‘You just want to know these people’: PSU students archive historic Black family’s photo collection

If a picture is worth a thousand words, then the collection of historic family photos found beneath a stairwell in a Northeast Portland home speaks volumes.

The collection — two albums and loose photos believed to have belonged to one McAlma “Lucille” Thomas Hastings — was gifted to Oregon Black Pioneers, Oregon’s only historical society dedicated to preserving and presenting the experiences of African Americans statewide, in 2018. 

Zachary Stocks, OBP’s executive director, knew the collection had tremendous learning potential. He contacted Walidah Imarisha, from Portland State Black Studies Department, and the PSU Library’s Special Collections and Archives about designing a course around the photos.

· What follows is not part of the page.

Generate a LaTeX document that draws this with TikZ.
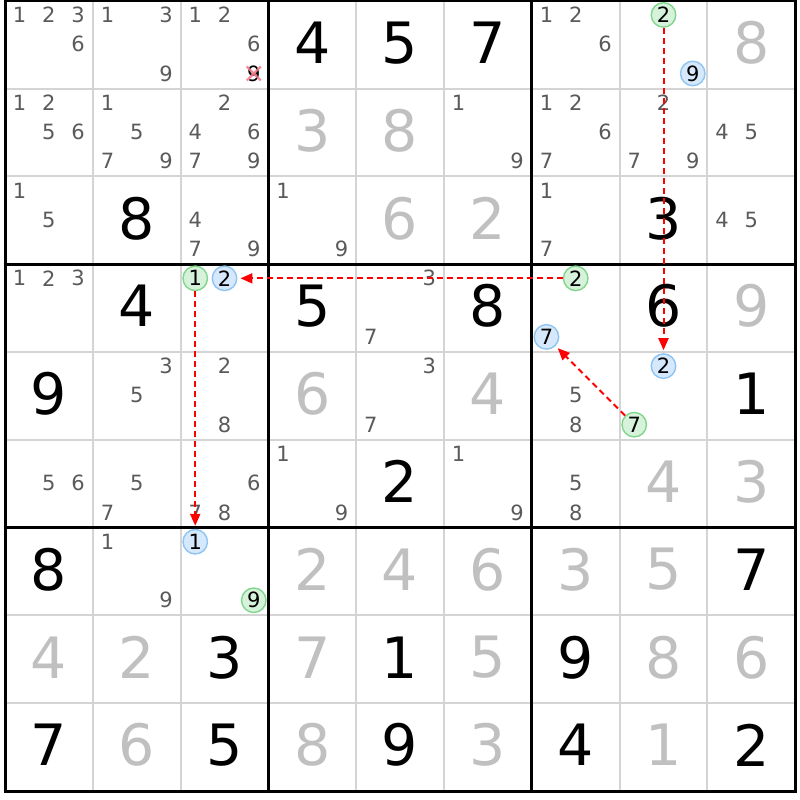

Stocks says the photos give us a rare glimpse into some of the most consequential moments of Oregon’s modern Black experience: the Great Migration, during which Portland’s Black population increased tenfold from 2,000 to 20,000; the wartime city of Vanport, the Blackest city in Oregon history both by percentage and number; and life in the historically Black Albina community during the 1950s, between the devastation of Vanport by flood in 1948 and the future destruction of Black neighborhoods like Albina in the name of urban renewal.

Courtesy of Oregon Black Pioneers Historic Photograph Collection, Special Collections & University Archives, Portland State University Library. [Album 1, p17 recto]

“This collection is also unique for what the photos depict,” Stocks said. “These images are intimate. They show ordinary domestic life, from house parties to watching television … and my favorite part, most of these are happy. Unlike news photography, which so often captured the worst moments in the lives of Black Oregonians, these photos show pride and resiliency of this community.”

Imarisha, assistant professor of Black Studies and director of the Center for Black Studies, jumped at the chance to create an opportunity for students to research and digitize the photos, all while contextualizing them in Portland and Oregon’s Black history. 

“I want to know more about these folks, but just getting to see the photos and reading the inscriptions, I love it,” she said. “The focus is often on what has been done to Black people, but the ways that Black folks have always built, created, maintained and grown their humanity and other people’s humanities are living and breathing in this collection.”

Courtesy of Oregon Black Pioneers Historic Photograph Collection, Special Collections & University Archives, Portland State University Library. [Album 1, p14 verso]

For students, the class was part detective work. When interviewing Vanport survivor Carolyn Hinton, Kiesha Johnson noticed that some of the photos in the collection shared a similar photo backdrop with those in Hinton’s childhood album from Vanport. It turns out there was a photo studio in Vanport that was used often by the community.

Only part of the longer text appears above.